TASK INSTRUCTIONS:
Type out the complete listing below word for word, without its pictures.

SUPPLIED DATA:
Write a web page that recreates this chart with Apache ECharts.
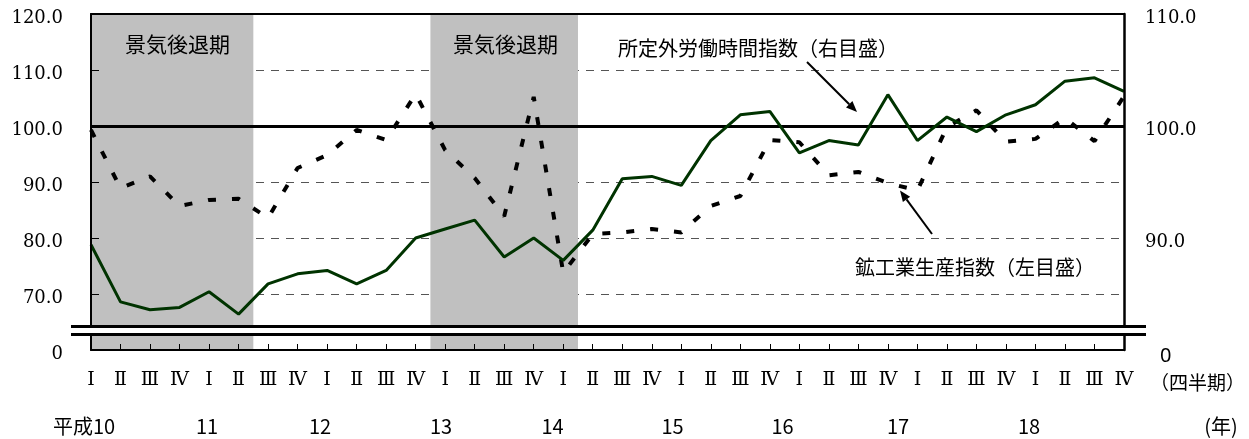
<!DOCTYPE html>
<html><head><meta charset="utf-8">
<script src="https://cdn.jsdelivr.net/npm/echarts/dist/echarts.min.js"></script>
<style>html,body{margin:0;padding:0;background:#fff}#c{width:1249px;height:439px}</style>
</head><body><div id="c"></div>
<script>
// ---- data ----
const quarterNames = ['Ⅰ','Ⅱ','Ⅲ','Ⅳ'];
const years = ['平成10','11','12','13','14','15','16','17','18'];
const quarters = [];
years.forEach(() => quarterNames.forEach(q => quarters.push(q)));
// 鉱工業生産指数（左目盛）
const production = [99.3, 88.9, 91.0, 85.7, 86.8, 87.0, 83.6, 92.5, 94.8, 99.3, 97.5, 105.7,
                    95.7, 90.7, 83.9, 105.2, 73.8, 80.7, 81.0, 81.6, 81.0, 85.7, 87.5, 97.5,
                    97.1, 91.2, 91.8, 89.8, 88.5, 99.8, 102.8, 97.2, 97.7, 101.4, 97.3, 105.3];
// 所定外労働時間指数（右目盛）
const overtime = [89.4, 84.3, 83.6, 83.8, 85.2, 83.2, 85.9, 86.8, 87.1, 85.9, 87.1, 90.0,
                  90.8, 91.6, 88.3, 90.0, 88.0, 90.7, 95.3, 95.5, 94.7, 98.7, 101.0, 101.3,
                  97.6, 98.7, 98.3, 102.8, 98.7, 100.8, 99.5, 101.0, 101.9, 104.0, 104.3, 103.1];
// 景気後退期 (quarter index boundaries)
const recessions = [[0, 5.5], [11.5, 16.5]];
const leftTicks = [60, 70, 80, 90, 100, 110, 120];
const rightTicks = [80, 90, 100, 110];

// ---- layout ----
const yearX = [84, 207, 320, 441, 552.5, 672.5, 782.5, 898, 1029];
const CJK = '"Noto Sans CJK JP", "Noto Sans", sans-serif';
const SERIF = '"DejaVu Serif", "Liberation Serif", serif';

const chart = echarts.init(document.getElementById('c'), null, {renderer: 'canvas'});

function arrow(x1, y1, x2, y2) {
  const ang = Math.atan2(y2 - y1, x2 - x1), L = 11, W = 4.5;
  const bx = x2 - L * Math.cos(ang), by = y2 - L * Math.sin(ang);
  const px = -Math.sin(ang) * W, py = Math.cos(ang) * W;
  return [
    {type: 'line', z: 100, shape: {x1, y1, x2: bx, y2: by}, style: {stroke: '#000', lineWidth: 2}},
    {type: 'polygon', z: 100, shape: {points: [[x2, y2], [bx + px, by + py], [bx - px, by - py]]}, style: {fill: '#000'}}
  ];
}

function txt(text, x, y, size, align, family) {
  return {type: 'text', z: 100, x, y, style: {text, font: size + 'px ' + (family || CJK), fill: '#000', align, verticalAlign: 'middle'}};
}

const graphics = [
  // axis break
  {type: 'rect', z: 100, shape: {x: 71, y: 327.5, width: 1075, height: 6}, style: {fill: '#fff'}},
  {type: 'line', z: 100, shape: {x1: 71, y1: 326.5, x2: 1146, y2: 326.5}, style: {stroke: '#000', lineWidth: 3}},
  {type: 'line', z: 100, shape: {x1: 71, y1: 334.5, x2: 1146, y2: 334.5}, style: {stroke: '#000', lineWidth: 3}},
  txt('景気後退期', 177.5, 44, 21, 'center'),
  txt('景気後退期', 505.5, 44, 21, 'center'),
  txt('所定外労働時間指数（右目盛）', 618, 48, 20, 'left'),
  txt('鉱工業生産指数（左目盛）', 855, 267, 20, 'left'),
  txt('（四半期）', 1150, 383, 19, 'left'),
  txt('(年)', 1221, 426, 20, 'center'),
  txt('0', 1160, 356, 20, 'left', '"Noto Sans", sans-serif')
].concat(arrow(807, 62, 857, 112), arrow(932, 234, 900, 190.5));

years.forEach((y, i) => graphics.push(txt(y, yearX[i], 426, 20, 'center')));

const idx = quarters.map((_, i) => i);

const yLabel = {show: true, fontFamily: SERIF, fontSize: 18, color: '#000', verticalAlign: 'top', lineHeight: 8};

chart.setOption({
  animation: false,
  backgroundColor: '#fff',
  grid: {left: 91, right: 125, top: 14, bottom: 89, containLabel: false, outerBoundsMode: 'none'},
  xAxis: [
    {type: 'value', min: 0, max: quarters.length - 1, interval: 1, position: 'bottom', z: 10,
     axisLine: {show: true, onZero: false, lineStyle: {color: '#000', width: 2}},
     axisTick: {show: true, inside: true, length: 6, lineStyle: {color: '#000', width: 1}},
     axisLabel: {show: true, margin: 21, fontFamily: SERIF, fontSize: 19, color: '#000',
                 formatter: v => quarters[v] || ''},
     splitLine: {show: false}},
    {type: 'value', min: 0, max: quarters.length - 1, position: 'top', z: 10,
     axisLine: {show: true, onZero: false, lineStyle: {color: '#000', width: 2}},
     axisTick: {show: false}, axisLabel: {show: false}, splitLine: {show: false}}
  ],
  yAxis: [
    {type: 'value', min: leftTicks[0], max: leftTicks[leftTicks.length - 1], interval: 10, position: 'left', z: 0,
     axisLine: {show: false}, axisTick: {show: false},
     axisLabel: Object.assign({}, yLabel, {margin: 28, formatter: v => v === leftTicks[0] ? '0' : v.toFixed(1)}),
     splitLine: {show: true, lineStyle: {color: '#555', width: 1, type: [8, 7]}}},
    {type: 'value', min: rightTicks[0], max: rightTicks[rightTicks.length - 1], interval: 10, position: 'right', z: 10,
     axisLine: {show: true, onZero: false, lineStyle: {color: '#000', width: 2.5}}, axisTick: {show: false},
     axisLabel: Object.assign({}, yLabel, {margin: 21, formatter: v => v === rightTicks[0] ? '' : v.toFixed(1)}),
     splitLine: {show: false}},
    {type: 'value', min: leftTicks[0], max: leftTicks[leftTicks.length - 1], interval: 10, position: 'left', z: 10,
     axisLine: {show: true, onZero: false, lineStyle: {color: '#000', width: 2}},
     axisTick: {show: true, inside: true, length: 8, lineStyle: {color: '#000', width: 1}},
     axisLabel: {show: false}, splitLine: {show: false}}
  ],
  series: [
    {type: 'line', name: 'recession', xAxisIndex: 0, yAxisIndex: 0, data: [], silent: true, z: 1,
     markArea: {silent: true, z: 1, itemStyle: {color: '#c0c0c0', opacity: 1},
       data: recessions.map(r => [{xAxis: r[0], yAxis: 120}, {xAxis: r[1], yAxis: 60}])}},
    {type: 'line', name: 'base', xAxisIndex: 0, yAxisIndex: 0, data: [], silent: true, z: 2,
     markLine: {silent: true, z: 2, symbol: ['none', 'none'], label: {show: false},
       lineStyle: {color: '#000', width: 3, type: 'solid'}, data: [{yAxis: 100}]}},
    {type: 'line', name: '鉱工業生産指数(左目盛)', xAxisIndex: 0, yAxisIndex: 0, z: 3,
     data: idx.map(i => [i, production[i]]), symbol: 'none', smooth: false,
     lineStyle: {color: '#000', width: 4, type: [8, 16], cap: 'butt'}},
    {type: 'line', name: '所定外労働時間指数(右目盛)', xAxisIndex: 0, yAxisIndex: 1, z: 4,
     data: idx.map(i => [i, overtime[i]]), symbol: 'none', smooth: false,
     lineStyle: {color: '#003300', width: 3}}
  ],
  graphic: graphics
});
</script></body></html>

EXPECTED ANSWER:
Write a web page that recreates this chart with Apache ECharts.
<!DOCTYPE html>
<html><head><meta charset="utf-8">
<script src="https://cdn.jsdelivr.net/npm/echarts/dist/echarts.min.js"></script>
<style>html,body{margin:0;padding:0;background:#fff}#c{width:1249px;height:439px}</style>
</head><body><div id="c"></div>
<script>
// ---- data ----
const quarterNames = ['Ⅰ','Ⅱ','Ⅲ','Ⅳ'];
const years = ['平成10','11','12','13','14','15','16','17','18'];
const quarters = [];
years.forEach(() => quarterNames.forEach(q => quarters.push(q)));
// 鉱工業生産指数（左目盛）
const production = [99.3, 88.9, 91.0, 85.7, 86.8, 87.0, 83.6, 92.5, 94.8, 99.3, 97.5, 105.7,
                    95.7, 90.7, 83.9, 105.2, 73.8, 80.7, 81.0, 81.6, 81.0, 85.7, 87.5, 97.5,
                    97.1, 91.2, 91.8, 89.8, 88.5, 99.8, 102.8, 97.2, 97.7, 101.4, 97.3, 105.3];
// 所定外労働時間指数（右目盛）
const overtime = [89.4, 84.3, 83.6, 83.8, 85.2, 83.2, 85.9, 86.8, 87.1, 85.9, 87.1, 90.0,
                  90.8, 91.6, 88.3, 90.0, 88.0, 90.7, 95.3, 95.5, 94.7, 98.7, 101.0, 101.3,
                  97.6, 98.7, 98.3, 102.8, 98.7, 100.8, 99.5, 101.0, 101.9, 104.0, 104.3, 103.1];
// 景気後退期 (quarter index boundaries)
const recessions = [[0, 5.5], [11.5, 16.5]];
const leftTicks = [60, 70, 80, 90, 100, 110, 120];
const rightTicks = [80, 90, 100, 110];

// ---- layout ----
const yearX = [84, 207, 320, 441, 552.5, 672.5, 782.5, 898, 1029];
const CJK = '"Noto Sans CJK JP", "Noto Sans", sans-serif';
const SERIF = '"DejaVu Serif", "Liberation Serif", serif';

const chart = echarts.init(document.getElementById('c'), null, {renderer: 'canvas'});

function arrow(x1, y1, x2, y2) {
  const ang = Math.atan2(y2 - y1, x2 - x1), L = 11, W = 4.5;
  const bx = x2 - L * Math.cos(ang), by = y2 - L * Math.sin(ang);
  const px = -Math.sin(ang) * W, py = Math.cos(ang) * W;
  return [
    {type: 'line', z: 100, shape: {x1, y1, x2: bx, y2: by}, style: {stroke: '#000', lineWidth: 2}},
    {type: 'polygon', z: 100, shape: {points: [[x2, y2], [bx + px, by + py], [bx - px, by - py]]}, style: {fill: '#000'}}
  ];
}

function txt(text, x, y, size, align, family) {
  return {type: 'text', z: 100, x, y, style: {text, font: size + 'px ' + (family || CJK), fill: '#000', align, verticalAlign: 'middle'}};
}

const graphics = [
  // axis break
  {type: 'rect', z: 100, shape: {x: 71, y: 327.5, width: 1075, height: 6}, style: {fill: '#fff'}},
  {type: 'line', z: 100, shape: {x1: 71, y1: 326.5, x2: 1146, y2: 326.5}, style: {stroke: '#000', lineWidth: 3}},
  {type: 'line', z: 100, shape: {x1: 71, y1: 334.5, x2: 1146, y2: 334.5}, style: {stroke: '#000', lineWidth: 3}},
  txt('景気後退期', 177.5, 44, 21, 'center'),
  txt('景気後退期', 505.5, 44, 21, 'center'),
  txt('所定外労働時間指数（右目盛）', 618, 48, 20, 'left'),
  txt('鉱工業生産指数（左目盛）', 855, 267, 20, 'left'),
  txt('（四半期）', 1150, 383, 19, 'left'),
  txt('(年)', 1221, 426, 20, 'center'),
  txt('0', 1160, 356, 20, 'left', '"Noto Sans", sans-serif')
].concat(arrow(807, 62, 857, 112), arrow(932, 234, 900, 190.5));

years.forEach((y, i) => graphics.push(txt(y, yearX[i], 426, 20, 'center')));

const idx = quarters.map((_, i) => i);

const yLabel = {show: true, fontFamily: SERIF, fontSize: 18, color: '#000', verticalAlign: 'top', lineHeight: 8};

chart.setOption({
  animation: false,
  backgroundColor: '#fff',
  grid: {left: 91, right: 125, top: 14, bottom: 89, containLabel: false, outerBoundsMode: 'none'},
  xAxis: [
    {type: 'value', min: 0, max: quarters.length - 1, interval: 1, position: 'bottom', z: 10,
     axisLine: {show: true, onZero: false, lineStyle: {color: '#000', width: 2}},
     axisTick: {show: true, inside: true, length: 6, lineStyle: {color: '#000', width: 1}},
     axisLabel: {show: true, margin: 21, fontFamily: SERIF, fontSize: 19, color: '#000',
                 formatter: v => quarters[v] || ''},
     splitLine: {show: false}},
    {type: 'value', min: 0, max: quarters.length - 1, position: 'top', z: 10,
     axisLine: {show: true, onZero: false, lineStyle: {color: '#000', width: 2}},
     axisTick: {show: false}, axisLabel: {show: false}, splitLine: {show: false}}
  ],
  yAxis: [
    {type: 'value', min: leftTicks[0], max: leftTicks[leftTicks.length - 1], interval: 10, position: 'left', z: 0,
     axisLine: {show: false}, axisTick: {show: false},
     axisLabel: Object.assign({}, yLabel, {margin: 28, formatter: v => v === leftTicks[0] ? '0' : v.toFixed(1)}),
     splitLine: {show: true, lineStyle: {color: '#555', width: 1, type: [8, 7]}}},
    {type: 'value', min: rightTicks[0], max: rightTicks[rightTicks.length - 1], interval: 10, position: 'right', z: 10,
     axisLine: {show: true, onZero: false, lineStyle: {color: '#000', width: 2.5}}, axisTick: {show: false},
     axisLabel: Object.assign({}, yLabel, {margin: 21, formatter: v => v === rightTicks[0] ? '' : v.toFixed(1)}),
     splitLine: {show: false}},
    {type: 'value', min: leftTicks[0], max: leftTicks[leftTicks.length - 1], interval: 10, position: 'left', z: 10,
     axisLine: {show: true, onZero: false, lineStyle: {color: '#000', width: 2}},
     axisTick: {show: true, inside: true, length: 8, lineStyle: {color: '#000', width: 1}},
     axisLabel: {show: false}, splitLine: {show: false}}
  ],
  series: [
    {type: 'line', name: 'recession', xAxisIndex: 0, yAxisIndex: 0, data: [], silent: true, z: 1,
     markArea: {silent: true, z: 1, itemStyle: {color: '#c0c0c0', opacity: 1},
       data: recessions.map(r => [{xAxis: r[0], yAxis: 120}, {xAxis: r[1], yAxis: 60}])}},
    {type: 'line', name: 'base', xAxisIndex: 0, yAxisIndex: 0, data: [], silent: true, z: 2,
     markLine: {silent: true, z: 2, symbol: ['none', 'none'], label: {show: false},
       lineStyle: {color: '#000', width: 3, type: 'solid'}, data: [{yAxis: 100}]}},
    {type: 'line', name: '鉱工業生産指数(左目盛)', xAxisIndex: 0, yAxisIndex: 0, z: 3,
     data: idx.map(i => [i, production[i]]), symbol: 'none', smooth: false,
     lineStyle: {color: '#000', width: 4, type: [8, 16], cap: 'butt'}},
    {type: 'line', name: '所定外労働時間指数(右目盛)', xAxisIndex: 0, yAxisIndex: 1, z: 4,
     data: idx.map(i => [i, overtime[i]]), symbol: 'none', smooth: false,
     lineStyle: {color: '#003300', width: 3}}
  ],
  graphic: graphics
});
</script></body></html>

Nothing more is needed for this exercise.